*** INFORMATION PROVIDED ***

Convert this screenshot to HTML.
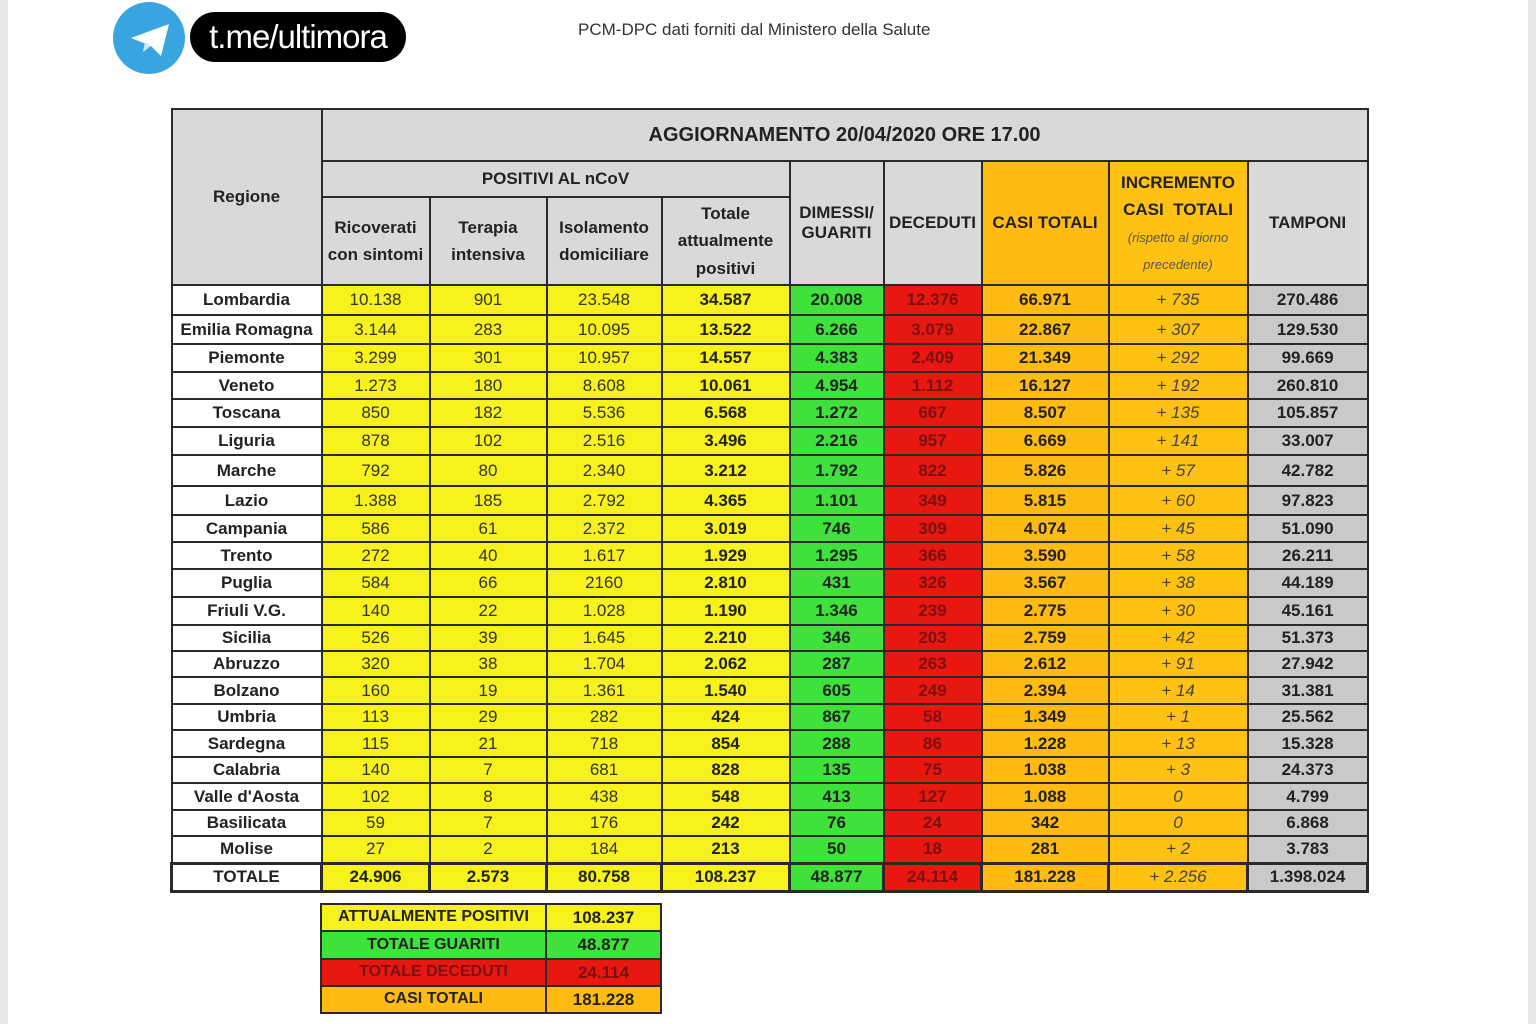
<!DOCTYPE html>
<html><head><meta charset="utf-8"><style>
body{margin:0;width:1536px;height:1024px;background:#fff;position:relative;overflow:hidden;font-family:"Liberation Sans",sans-serif;}
.edge{position:absolute;top:0;bottom:0;width:8px;background:#e8e8e8}
table{border-collapse:collapse;table-layout:fixed;position:absolute;}
td{border:2px solid #2a2a2a;text-align:center;padding:0;font-size:17px;color:#333;line-height:1.15;overflow:hidden;white-space:nowrap}
#t td{font-size:17px}
.h{background:#d9d9d9;font-weight:bold;color:#222;font-size:16px;white-space:normal}
.r{font-weight:bold;color:#222;background:#fff}
.y{background:#f7f21c}
.yb{background:#f7f21c;font-weight:bold;color:#222}
.g{background:#3ee23a;font-weight:bold;color:#222}
.d{background:#e8170f;color:#7a1010;font-weight:bold}
.o{background:#ffbb12;font-weight:bold;color:#222}
.i{background:#ffc213;font-style:italic;color:#444}
.p{background:#c9c9c9;font-weight:bold;color:#222}
.ho{background:#ffbb12;font-weight:bold;color:#222;font-size:16px;white-space:normal}
.hi{background:#ffc213;font-weight:bold;color:#222;font-size:16px;white-space:normal}
tr.tot td{border-width:3px}
</style></head><body>
<div class="edge" style="left:0"></div><div class="edge" style="right:0"></div>
<div style="position:absolute;left:113px;top:2px;width:72px;height:72px;border-radius:50%;background:#38a5e0"></div>
<svg style="position:absolute;left:113px;top:2px" width="72" height="72"><path d="M18 36 L56 22 L48 54 L38 44 Z" fill="#fff"/><path d="M38 44 L30 50 L32 40 Z" fill="#d0e8f5"/></svg>
<div style="position:absolute;left:190px;top:12px;width:216px;height:50px;border-radius:25px;background:#000;color:#fff;font-size:33px;line-height:50px;text-align:center;letter-spacing:-1px">t.me/ultimora</div>
<div style="position:absolute;left:578px;top:20px;font-size:17px;color:#333">PCM-DPC dati forniti dal Ministero della Salute</div>

<table id="t" style="left:170px;top:108px;width:1196px">
<colgroup><col style="width:150px"><col style="width:108px"><col style="width:117px"><col style="width:115px"><col style="width:128px"><col style="width:94px"><col style="width:98px"><col style="width:127px"><col style="width:139px"><col style="width:120px"></colgroup>
<tr style="height:52px"><td class="h" rowspan="3" style="background:#d9d9d9">Regione</td><td class="h" colspan="9" style="font-size:20px">AGGIORNAMENTO 20/04/2020 ORE 17.00</td></tr>
<tr style="height:36px"><td class="h" colspan="4">POSITIVI AL nCoV</td><td class="h" rowspan="2">DIMESSI/<br>GUARITI</td><td class="h" rowspan="2">DECEDUTI</td><td class="ho" rowspan="2">CASI TOTALI</td><td class="hi" rowspan="2" style="line-height:1.6">INCREMENTO<br>CASI&nbsp; TOTALI<br><span style="font-size:13px;font-weight:normal;font-style:italic;color:#555;line-height:1.5">(rispetto al giorno<br>precedente)</span></td><td class="h" rowspan="2">TAMPONI</td></tr>
<tr style="height:88px"><td class="h" style="line-height:1.6">Ricoverati<br>con sintomi</td><td class="h" style="line-height:1.6">Terapia<br>intensiva</td><td class="h" style="line-height:1.6">Isolamento<br>domiciliare</td><td class="h" style="line-height:1.6">Totale<br>attualmente<br>positivi</td></tr>
<tr style="height:30px"><td class="r">Lombardia</td><td class="y">10.138</td><td class="y">901</td><td class="y">23.548</td><td class="yb">34.587</td><td class="g">20.008</td><td class="d">12.376</td><td class="o">66.971</td><td class="i">+ 735</td><td class="p">270.486</td></tr>
<tr style="height:29px"><td class="r">Emilia Romagna</td><td class="y">3.144</td><td class="y">283</td><td class="y">10.095</td><td class="yb">13.522</td><td class="g">6.266</td><td class="d">3.079</td><td class="o">22.867</td><td class="i">+ 307</td><td class="p">129.530</td></tr>
<tr style="height:28px"><td class="r">Piemonte</td><td class="y">3.299</td><td class="y">301</td><td class="y">10.957</td><td class="yb">14.557</td><td class="g">4.383</td><td class="d">2.409</td><td class="o">21.349</td><td class="i">+ 292</td><td class="p">99.669</td></tr>
<tr style="height:27px"><td class="r">Veneto</td><td class="y">1.273</td><td class="y">180</td><td class="y">8.608</td><td class="yb">10.061</td><td class="g">4.954</td><td class="d">1.112</td><td class="o">16.127</td><td class="i">+ 192</td><td class="p">260.810</td></tr>
<tr style="height:28px"><td class="r">Toscana</td><td class="y">850</td><td class="y">182</td><td class="y">5.536</td><td class="yb">6.568</td><td class="g">1.272</td><td class="d">667</td><td class="o">8.507</td><td class="i">+ 135</td><td class="p">105.857</td></tr>
<tr style="height:28px"><td class="r">Liguria</td><td class="y">878</td><td class="y">102</td><td class="y">2.516</td><td class="yb">3.496</td><td class="g">2.216</td><td class="d">957</td><td class="o">6.669</td><td class="i">+ 141</td><td class="p">33.007</td></tr>
<tr style="height:31px"><td class="r">Marche</td><td class="y">792</td><td class="y">80</td><td class="y">2.340</td><td class="yb">3.212</td><td class="g">1.792</td><td class="d">822</td><td class="o">5.826</td><td class="i">+ 57</td><td class="p">42.782</td></tr>
<tr style="height:29px"><td class="r">Lazio</td><td class="y">1.388</td><td class="y">185</td><td class="y">2.792</td><td class="yb">4.365</td><td class="g">1.101</td><td class="d">349</td><td class="o">5.815</td><td class="i">+ 60</td><td class="p">97.823</td></tr>
<tr style="height:27px"><td class="r">Campania</td><td class="y">586</td><td class="y">61</td><td class="y">2.372</td><td class="yb">3.019</td><td class="g">746</td><td class="d">309</td><td class="o">4.074</td><td class="i">+ 45</td><td class="p">51.090</td></tr>
<tr style="height:27px"><td class="r">Trento</td><td class="y">272</td><td class="y">40</td><td class="y">1.617</td><td class="yb">1.929</td><td class="g">1.295</td><td class="d">366</td><td class="o">3.590</td><td class="i">+ 58</td><td class="p">26.211</td></tr>
<tr style="height:28px"><td class="r">Puglia</td><td class="y">584</td><td class="y">66</td><td class="y">2160</td><td class="yb">2.810</td><td class="g">431</td><td class="d">326</td><td class="o">3.567</td><td class="i">+ 38</td><td class="p">44.189</td></tr>
<tr style="height:28px"><td class="r">Friuli V.G.</td><td class="y">140</td><td class="y">22</td><td class="y">1.028</td><td class="yb">1.190</td><td class="g">1.346</td><td class="d">239</td><td class="o">2.775</td><td class="i">+ 30</td><td class="p">45.161</td></tr>
<tr style="height:26px"><td class="r">Sicilia</td><td class="y">526</td><td class="y">39</td><td class="y">1.645</td><td class="yb">2.210</td><td class="g">346</td><td class="d">203</td><td class="o">2.759</td><td class="i">+ 42</td><td class="p">51.373</td></tr>
<tr style="height:26px"><td class="r">Abruzzo</td><td class="y">320</td><td class="y">38</td><td class="y">1.704</td><td class="yb">2.062</td><td class="g">287</td><td class="d">263</td><td class="o">2.612</td><td class="i">+ 91</td><td class="p">27.942</td></tr>
<tr style="height:27px"><td class="r">Bolzano</td><td class="y">160</td><td class="y">19</td><td class="y">1.361</td><td class="yb">1.540</td><td class="g">605</td><td class="d">249</td><td class="o">2.394</td><td class="i">+ 14</td><td class="p">31.381</td></tr>
<tr style="height:26px"><td class="r">Umbria</td><td class="y">113</td><td class="y">29</td><td class="y">282</td><td class="yb">424</td><td class="g">867</td><td class="d">58</td><td class="o">1.349</td><td class="i">+ 1</td><td class="p">25.562</td></tr>
<tr style="height:27px"><td class="r">Sardegna</td><td class="y">115</td><td class="y">21</td><td class="y">718</td><td class="yb">854</td><td class="g">288</td><td class="d">86</td><td class="o">1.228</td><td class="i">+ 13</td><td class="p">15.328</td></tr>
<tr style="height:26px"><td class="r">Calabria</td><td class="y">140</td><td class="y">7</td><td class="y">681</td><td class="yb">828</td><td class="g">135</td><td class="d">75</td><td class="o">1.038</td><td class="i">+ 3</td><td class="p">24.373</td></tr>
<tr style="height:27px"><td class="r">Valle d'Aosta</td><td class="y">102</td><td class="y">8</td><td class="y">438</td><td class="yb">548</td><td class="g">413</td><td class="d">127</td><td class="o">1.088</td><td class="i">0</td><td class="p">4.799</td></tr>
<tr style="height:26px"><td class="r">Basilicata</td><td class="y">59</td><td class="y">7</td><td class="y">176</td><td class="yb">242</td><td class="g">76</td><td class="d">24</td><td class="o">342</td><td class="i">0</td><td class="p">6.868</td></tr>
<tr style="height:27px"><td class="r">Molise</td><td class="y">27</td><td class="y">2</td><td class="y">184</td><td class="yb">213</td><td class="g">50</td><td class="d">18</td><td class="o">281</td><td class="i">+ 2</td><td class="p">3.783</td></tr>
<tr class="tot" style="height:28px"><td class="r">TOTALE</td><td class="yb">24.906</td><td class="yb">2.573</td><td class="yb">80.758</td><td class="yb">108.237</td><td class="g">48.877</td><td class="d">24.114</td><td class="o">181.228</td><td class="i">+ 2.256</td><td class="p">1.398.024</td></tr>
</table>

<table style="left:320px;top:903px;width:340px">
<colgroup><col style="width:225px"><col style="width:115px"></colgroup>
<tr style="height:27px"><td class="yb" style="font-size:16px">ATTUALMENTE POSITIVI</td><td class="yb">108.237</td></tr>
<tr style="height:28px"><td class="g" style="font-size:16px">TOTALE GUARITI</td><td class="g">48.877</td></tr>
<tr style="height:27px"><td class="d" style="font-size:16px">TOTALE DECEDUTI</td><td class="d">24.114</td></tr>
<tr style="height:27px"><td class="o" style="font-size:16px">CASI TOTALI</td><td class="o">181.228</td></tr>
</table>
</body></html>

***

**EXERCISE DETAILS**
From the opening line of the listing above through the line bearing "Ministero della Salute</div>", repeat each line exactly. Drop every picture.

**SOLUTION FOR THIS PROBLEM**
Convert this screenshot to HTML.
<!DOCTYPE html>
<html><head><meta charset="utf-8"><style>
body{margin:0;width:1536px;height:1024px;background:#fff;position:relative;overflow:hidden;font-family:"Liberation Sans",sans-serif;}
.edge{position:absolute;top:0;bottom:0;width:8px;background:#e8e8e8}
table{border-collapse:collapse;table-layout:fixed;position:absolute;}
td{border:2px solid #2a2a2a;text-align:center;padding:0;font-size:17px;color:#333;line-height:1.15;overflow:hidden;white-space:nowrap}
#t td{font-size:17px}
.h{background:#d9d9d9;font-weight:bold;color:#222;font-size:16px;white-space:normal}
.r{font-weight:bold;color:#222;background:#fff}
.y{background:#f7f21c}
.yb{background:#f7f21c;font-weight:bold;color:#222}
.g{background:#3ee23a;font-weight:bold;color:#222}
.d{background:#e8170f;color:#7a1010;font-weight:bold}
.o{background:#ffbb12;font-weight:bold;color:#222}
.i{background:#ffc213;font-style:italic;color:#444}
.p{background:#c9c9c9;font-weight:bold;color:#222}
.ho{background:#ffbb12;font-weight:bold;color:#222;font-size:16px;white-space:normal}
.hi{background:#ffc213;font-weight:bold;color:#222;font-size:16px;white-space:normal}
tr.tot td{border-width:3px}
</style></head><body>
<div class="edge" style="left:0"></div><div class="edge" style="right:0"></div>
<div style="position:absolute;left:113px;top:2px;width:72px;height:72px;border-radius:50%;background:#38a5e0"></div>
<svg style="position:absolute;left:113px;top:2px" width="72" height="72"><path d="M18 36 L56 22 L48 54 L38 44 Z" fill="#fff"/><path d="M38 44 L30 50 L32 40 Z" fill="#d0e8f5"/></svg>
<div style="position:absolute;left:190px;top:12px;width:216px;height:50px;border-radius:25px;background:#000;color:#fff;font-size:33px;line-height:50px;text-align:center;letter-spacing:-1px">t.me/ultimora</div>
<div style="position:absolute;left:578px;top:20px;font-size:17px;color:#333">PCM-DPC dati forniti dal Ministero della Salute</div>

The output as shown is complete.